You knew life was tough for savers, but did you know things were this bad?
Cash ISAs, supposedly the cream of all savings vehicles because of their privileged tax-free status, have turned into a sorry joke.
Returns have inevitably collapsed after nearly six years of 0.5% base rates. But some thought that banks and building societies would make a bit of an effort.
Well, they haven’t.
How Much!
New research from independent savings advice site Savings Champion reveals that some household name banks operate cash ISAs paying just 0.1%.
Step forward, the Halifax Variable Rate Cash ISA and Santander Easy ISA, and hang your heads in shame.
To be fair to Santander, its rates do rise to 0.50%, but only if you are willing and able to save a whopping £40,000 with them.
And frankly, why would you do that?
Bad ISA
Halifax and Santander aren’t the only big names offering scandalous cash ISA rates. HSBC starts at a scarcely better 0.20%, while Bank of Ireland, Nationwide and Saga pay just 0.25%.
And there are plenty more offenders. In total, savers hold £12 billion in easy access cash ISAs paying less than 0.5%, with big high-street names among the worst offenders, according to the recent FCA Cash Market Study.
Loyalty Doesn’t Pay
Most of these rates are offered on ISA accounts that savers took out years ago.

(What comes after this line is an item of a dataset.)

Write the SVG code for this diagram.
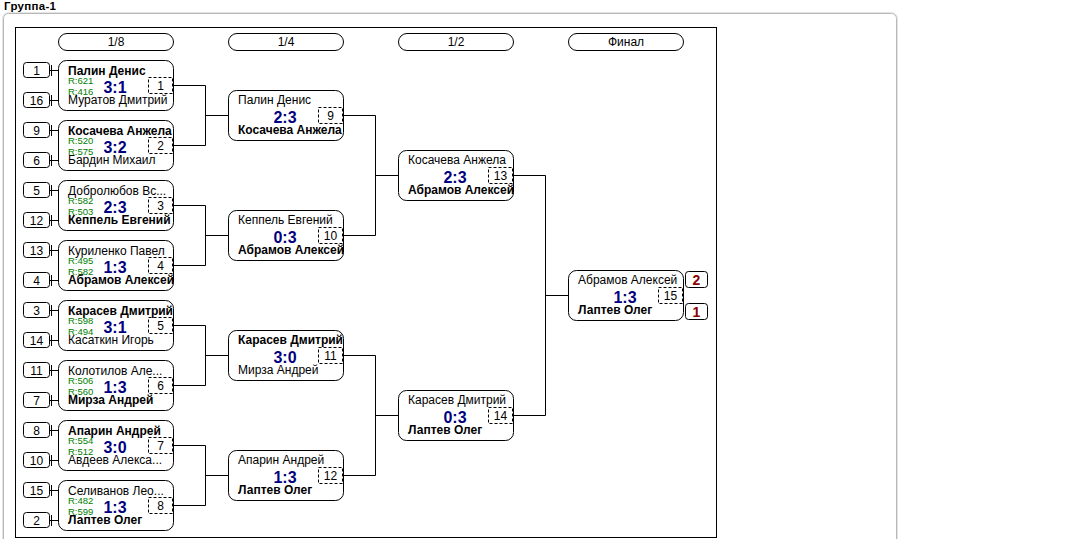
<svg xmlns="http://www.w3.org/2000/svg" width="1072" height="539" viewBox="0 0 1072 539">
<style>
text{font-family:"Liberation Sans",Arial,sans-serif;}
.title{font-size:11.5px;font-weight:bold;fill:#000;letter-spacing:0.3px}
.pill{fill:#fff;stroke:#000;stroke-width:1}
.ph{font-size:12px;fill:#000;text-anchor:middle}
.box{fill:#fff;stroke:#000;stroke-width:1}
.seed{fill:#fff;stroke:#000;stroke-width:1}
.sn{font-size:12px;fill:#000;text-anchor:middle}
.num{fill:#fff;stroke:#000;stroke-width:1;stroke-dasharray:3 2}
.nm{font-size:12px;fill:#000}
.b{font-weight:bold}
.r{font-size:9.5px;fill:#008000}
.sc{font-size:16px;font-weight:bold;fill:#000080;text-anchor:middle}
.ln{fill:none;stroke:#000;stroke-width:1}
.pl{fill:#fff;stroke:#000;stroke-width:1}
.pt{font-size:14px;font-weight:bold;fill:#8b0000;text-anchor:middle}
</style>
<rect x="0" y="0" width="1072" height="539" fill="#fff"/>
<text class="title" x="4" y="10">Группа-1</text>
<rect x="2.5" y="12.5" width="895" height="545" rx="6" fill="none" stroke="#e4e4e4"/>
<rect x="3.5" y="13.5" width="893" height="545" rx="5" fill="#fff" stroke="#b8b8b8"/>
<rect x="15.5" y="27.5" width="701" height="510" fill="none" stroke="#000"/>

<g id="headers">
<rect class="pill" x="58.5" y="33.5" width="115" height="17" rx="8.5"/><text class="ph" x="116" y="46">1/8</text>
<rect class="pill" x="228.5" y="33.5" width="115" height="17" rx="8.5"/><text class="ph" x="286" y="46">1/4</text>
<rect class="pill" x="398.5" y="33.5" width="115" height="17" rx="8.5"/><text class="ph" x="456" y="46">1/2</text>
<rect class="pill" x="568.5" y="33.5" width="115" height="17" rx="8.5"/><text class="ph" x="626" y="46">Финал</text>
</g>

<g id="connectors">
<path class="ln" d="M49.5,70.5H58.5M51.5,65V76M49.5,100.5H58.5M51.5,95V106"/>
<path class="ln" d="M49.5,130.5H58.5M51.5,125V136M49.5,160.5H58.5M51.5,155V166"/>
<path class="ln" d="M49.5,190.5H58.5M51.5,185V196M49.5,220.5H58.5M51.5,215V226"/>
<path class="ln" d="M49.5,250.5H58.5M51.5,245V256M49.5,280.5H58.5M51.5,275V286"/>
<path class="ln" d="M49.5,310.5H58.5M51.5,305V316M49.5,340.5H58.5M51.5,335V346"/>
<path class="ln" d="M49.5,370.5H58.5M51.5,365V376M49.5,400.5H58.5M51.5,395V406"/>
<path class="ln" d="M49.5,430.5H58.5M51.5,425V436M49.5,460.5H58.5M51.5,455V466"/>
<path class="ln" d="M49.5,490.5H58.5M51.5,485V496M49.5,520.5H58.5M51.5,515V526"/>
<path class="ln" d="M173.5,85.5H205.5V145.5H173.5M205.5,115.5H228.5"/>
<path class="ln" d="M173.5,205.5H205.5V265.5H173.5M205.5,235.5H228.5"/>
<path class="ln" d="M173.5,325.5H205.5V385.5H173.5M205.5,355.5H228.5"/>
<path class="ln" d="M173.5,445.5H205.5V505.5H173.5M205.5,475.5H228.5"/>
<path class="ln" d="M343.5,115.5H375.5V235.5H343.5M375.5,175.5H398.5"/>
<path class="ln" d="M343.5,355.5H375.5V475.5H343.5M375.5,415.5H398.5"/>
<path class="ln" d="M513.5,175.5H545.5V415.5H513.5M545.5,295.5H568.5"/>
</g>

<g id="seeds">
<rect class="seed" x="23.5" y="62.5" width="26" height="15" rx="3"/><text class="sn" x="36.5" y="74.5">1</text>
<rect class="seed" x="23.5" y="92.5" width="26" height="15" rx="3"/><text class="sn" x="36.5" y="104.5">16</text>
<rect class="seed" x="23.5" y="122.5" width="26" height="15" rx="3"/><text class="sn" x="36.5" y="134.5">9</text>
<rect class="seed" x="23.5" y="152.5" width="26" height="15" rx="3"/><text class="sn" x="36.5" y="164.5">6</text>
<rect class="seed" x="23.5" y="182.5" width="26" height="15" rx="3"/><text class="sn" x="36.5" y="194.5">5</text>
<rect class="seed" x="23.5" y="212.5" width="26" height="15" rx="3"/><text class="sn" x="36.5" y="224.5">12</text>
<rect class="seed" x="23.5" y="242.5" width="26" height="15" rx="3"/><text class="sn" x="36.5" y="254.5">13</text>
<rect class="seed" x="23.5" y="272.5" width="26" height="15" rx="3"/><text class="sn" x="36.5" y="284.5">4</text>
<rect class="seed" x="23.5" y="302.5" width="26" height="15" rx="3"/><text class="sn" x="36.5" y="314.5">3</text>
<rect class="seed" x="23.5" y="332.5" width="26" height="15" rx="3"/><text class="sn" x="36.5" y="344.5">14</text>
<rect class="seed" x="23.5" y="362.5" width="26" height="15" rx="3"/><text class="sn" x="36.5" y="374.5">11</text>
<rect class="seed" x="23.5" y="392.5" width="26" height="15" rx="3"/><text class="sn" x="36.5" y="404.5">7</text>
<rect class="seed" x="23.5" y="422.5" width="26" height="15" rx="3"/><text class="sn" x="36.5" y="434.5">8</text>
<rect class="seed" x="23.5" y="452.5" width="26" height="15" rx="3"/><text class="sn" x="36.5" y="464.5">10</text>
<rect class="seed" x="23.5" y="482.5" width="26" height="15" rx="3"/><text class="sn" x="36.5" y="494.5">15</text>
<rect class="seed" x="23.5" y="512.5" width="26" height="15" rx="3"/><text class="sn" x="36.5" y="524.5">2</text>
</g>

<g id="m1"><rect class="box" x="58.5" y="60.5" width="115" height="50" rx="8"/><rect class="num" x="148.5" y="77.5" width="24" height="16"/><text class="sn" x="160.5" y="90">1</text>
<text class="nm b" x="68" y="75">Палин Денис</text><text class="r" x="68" y="83.5">R:621</text><text class="r" x="68" y="94.5">R:416</text><text class="sc" x="115" y="93">3:1</text><text class="nm" x="68" y="104">Муратов Дмитрий</text></g>
<g id="m2"><rect class="box" x="58.5" y="120.5" width="115" height="50" rx="8"/><rect class="num" x="148.5" y="137.5" width="24" height="16"/><text class="sn" x="160.5" y="150">2</text>
<text class="nm b" x="68" y="135">Косачева Анжела</text><text class="r" x="68" y="143.5">R:520</text><text class="r" x="68" y="154.5">R:575</text><text class="sc" x="115" y="153">3:2</text><text class="nm" x="68" y="164">Бардин Михаил</text></g>
<g id="m3"><rect class="box" x="58.5" y="180.5" width="115" height="50" rx="8"/><rect class="num" x="148.5" y="197.5" width="24" height="16"/><text class="sn" x="160.5" y="210">3</text>
<text class="nm" x="68" y="195">Добролюбов Вс...</text><text class="r" x="68" y="203.5">R:582</text><text class="r" x="68" y="214.5">R:503</text><text class="sc" x="115" y="213">2:3</text><text class="nm b" x="68" y="224">Кеппель Евгений</text></g>
<g id="m4"><rect class="box" x="58.5" y="240.5" width="115" height="50" rx="8"/><rect class="num" x="148.5" y="257.5" width="24" height="16"/><text class="sn" x="160.5" y="270">4</text>
<text class="nm" x="68" y="255">Куриленко Павел</text><text class="r" x="68" y="263.5">R:495</text><text class="r" x="68" y="274.5">R:582</text><text class="sc" x="115" y="273">1:3</text><text class="nm b" x="68" y="284">Абрамов Алексей</text></g>
<g id="m5"><rect class="box" x="58.5" y="300.5" width="115" height="50" rx="8"/><rect class="num" x="148.5" y="317.5" width="24" height="16"/><text class="sn" x="160.5" y="330">5</text>
<text class="nm b" x="68" y="315">Карасев Дмитрий</text><text class="r" x="68" y="323.5">R:598</text><text class="r" x="68" y="334.5">R:494</text><text class="sc" x="115" y="333">3:1</text><text class="nm" x="68" y="344">Касаткин Игорь</text></g>
<g id="m6"><rect class="box" x="58.5" y="360.5" width="115" height="50" rx="8"/><rect class="num" x="148.5" y="377.5" width="24" height="16"/><text class="sn" x="160.5" y="390">6</text>
<text class="nm" x="68" y="375">Колотилов Але...</text><text class="r" x="68" y="383.5">R:506</text><text class="r" x="68" y="394.5">R:560</text><text class="sc" x="115" y="393">1:3</text><text class="nm b" x="68" y="404">Мирза Андрей</text></g>
<g id="m7"><rect class="box" x="58.5" y="420.5" width="115" height="50" rx="8"/><rect class="num" x="148.5" y="437.5" width="24" height="16"/><text class="sn" x="160.5" y="450">7</text>
<text class="nm b" x="68" y="435">Апарин Андрей</text><text class="r" x="68" y="443.5">R:554</text><text class="r" x="68" y="454.5">R:512</text><text class="sc" x="115" y="453">3:0</text><text class="nm" x="68" y="464">Авдеев Алекса...</text></g>
<g id="m8"><rect class="box" x="58.5" y="480.5" width="115" height="50" rx="8"/><rect class="num" x="148.5" y="497.5" width="24" height="16"/><text class="sn" x="160.5" y="510">8</text>
<text class="nm" x="68" y="495">Селиванов Лео...</text><text class="r" x="68" y="503.5">R:482</text><text class="r" x="68" y="514.5">R:599</text><text class="sc" x="115" y="513">1:3</text><text class="nm b" x="68" y="524">Лаптев Олег</text></g>

<g id="m9"><rect class="box" x="228.5" y="90.5" width="115" height="50" rx="8"/><rect class="num" x="318.5" y="107.5" width="24" height="16"/><text class="sn" x="330.5" y="120">9</text>
<text class="nm" x="238" y="104">Палин Денис</text><text class="sc" x="285" y="123">2:3</text><text class="nm b" x="238" y="134">Косачева Анжела</text></g>
<g id="m10"><rect class="box" x="228.5" y="210.5" width="115" height="50" rx="8"/><rect class="num" x="318.5" y="227.5" width="24" height="16"/><text class="sn" x="330.5" y="240">10</text>
<text class="nm" x="238" y="224">Кеппель Евгений</text><text class="sc" x="285" y="243">0:3</text><text class="nm b" x="238" y="254">Абрамов Алексей</text></g>
<g id="m11"><rect class="box" x="228.5" y="330.5" width="115" height="50" rx="8"/><rect class="num" x="318.5" y="347.5" width="24" height="16"/><text class="sn" x="330.5" y="360">11</text>
<text class="nm b" x="238" y="344">Карасев Дмитрий</text><text class="sc" x="285" y="363">3:0</text><text class="nm" x="238" y="374">Мирза Андрей</text></g>
<g id="m12"><rect class="box" x="228.5" y="450.5" width="115" height="50" rx="8"/><rect class="num" x="318.5" y="467.5" width="24" height="16"/><text class="sn" x="330.5" y="480">12</text>
<text class="nm" x="238" y="464">Апарин Андрей</text><text class="sc" x="285" y="483">1:3</text><text class="nm b" x="238" y="494">Лаптев Олег</text></g>

<g id="m13"><rect class="box" x="398.5" y="150.5" width="115" height="50" rx="8"/><rect class="num" x="488.5" y="167.5" width="24" height="16"/><text class="sn" x="500.5" y="180">13</text>
<text class="nm" x="408" y="164">Косачева Анжела</text><text class="sc" x="455" y="183">2:3</text><text class="nm b" x="408" y="194">Абрамов Алексей</text></g>
<g id="m14"><rect class="box" x="398.5" y="390.5" width="115" height="50" rx="8"/><rect class="num" x="488.5" y="407.5" width="24" height="16"/><text class="sn" x="500.5" y="420">14</text>
<text class="nm" x="408" y="404">Карасев Дмитрий</text><text class="sc" x="455" y="423">0:3</text><text class="nm b" x="408" y="434">Лаптев Олег</text></g>

<g id="m15"><rect class="box" x="568.5" y="270.5" width="115" height="50" rx="8"/><rect class="num" x="658.5" y="287.5" width="24" height="16"/><text class="sn" x="670.5" y="300">15</text>
<text class="nm" x="578" y="284">Абрамов Алексей</text><text class="sc" x="625" y="303">1:3</text><text class="nm b" x="578" y="314">Лаптев Олег</text></g>

<g id="places">
<rect class="pl" x="685.5" y="271.5" width="22" height="16" rx="3"/><text class="pt" x="696.5" y="285">2</text>
<rect class="pl" x="685.5" y="303.5" width="22" height="16" rx="3"/><text class="pt" x="696.5" y="317">1</text>
</g>
</svg>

Banks and building societies calculate that trusting customers won’t check their rate and discover what a bad deal they’re getting.
Don’t act surprised. That’s how the banks operate.
The banks aren’t going to change their ways, so it’s up to you to act
Ooooh… 1.5%
There are better rates out there, targeted at new customers.
The Post Office pays 1.50% on its easy access ISA, although this includes a bonus of 0.85% that disappears after 12 months, leaving you with just 0.65%.
Aldermore Bank pays a fixed rate of 1.85% a year for two years, on £1,000 or more.
It’s better, but still abysmal.
Or You Can Get Up To 6%
So what can save you do in a world where cash ISAs have become irrelevant? The over-65s can seek solace in pensioner bonds, at least until May.
The rest will have to grin and bear it, or accept a bit more risk, by investing in stocks and shares.
The FTSE 100 is on a roll right now, inches away from its all-time high of 7000.
It contains plenty of top household name stocks such as BP, Royal Dutch Shell, GlaxoSmithKline, National Grid, Royal Mail, Scottish & Southern Energy and Vodafone, which are paying dividend income of between 4.5% and 6.5% a year.
That’s up to 65 times the return on cash, with potential capital growth on top.
Many older savers rightly won’t want to take a chance on the stock market. The rest can no longer afford to ignore it.